Testosterone isn’t just for men; in women, this hormone has many functions. It is significant for development of lean muscle and strength, as well as bone density. Testosterone helps prevent unwanted body fat, heart disease and cognitive decline. Without it, women have a 50% chance of experiencing a pathological hip or vertebra fracture. Especially frightening is that 20% of hip fracture patients die within a year of their injury. Testosterone also contributes to overall sense of well-being, energy levels, sexual libido and sexual experience. In particular, it’s responsible for the sensitivity of a woman’s nipples and clitoris in addition to improving sexual mood.
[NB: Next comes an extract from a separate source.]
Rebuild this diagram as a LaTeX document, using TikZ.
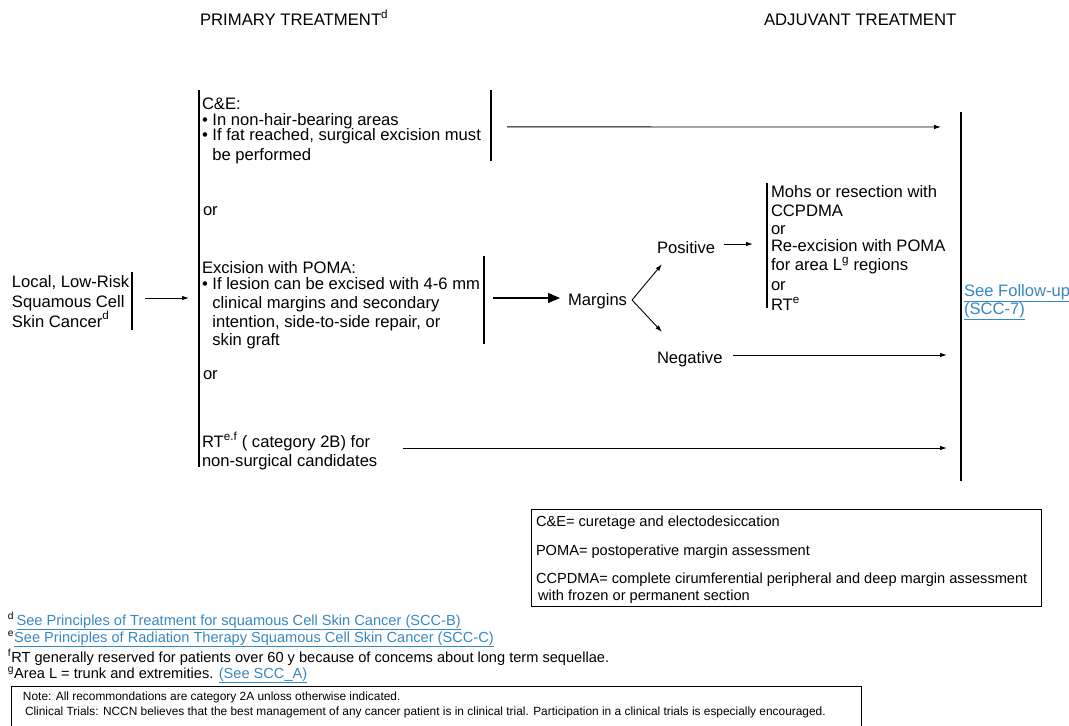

In the female, testosterone is produced in the ovaries and adrenal glands. If a woman is thrown into surgical menopause (by having her ovaries removed), she abruptly loses 50% of her natural testosterone—along with 80% of her natural estrogens. Ebbing estradiol and progesterone levels after entering menopause are compounded by falling testosterone and thyroid hormone. A declining hormonal environment is bound to spark bodily changes: a flux in metabolism, altered libido, effects on breasts, vagina, bones, blood vessels, gastrointestinal tract, urinary tract, cardiovascular system, skin, mental acuity, and energy levels. Women, like men, need adequate testosterone for peak mental acuity, healthy bone density, and muscle tissue.

Incorrect testosterone level measurement is a common pitfall. Clinical indicators of declining testosterone may give a care provider the notion that an individual may be a candidate for testosterone replacement. However, objective measures must be obtained to properly institute and manage therapy as well as rule out and address accompanying medical problems. Both total and free testosterone studies should be measured to adequately evaluate testosterone levels. For females, 15-70 nanograms per deciliter are given as a normal laboratory range.  Free testosterone levels average approximately 2% of the total which are 1-10 picograms per milliliter (pg/ml) for women. Free testosterone is the more valuable of the two, reflecting the amount of hormone available to perform useful work.

Relying on a 50-year age span (from ages 20 to 70) is not useful. A decline of 70% from more youthful levels will produce the previously mentioned clinical problems, yet is declared “within normal range.” A more accurate approach is using the upper end of normal range, adjusted for age—then maintain these levels over time, rather than letting them continually decline. This is the healthy range.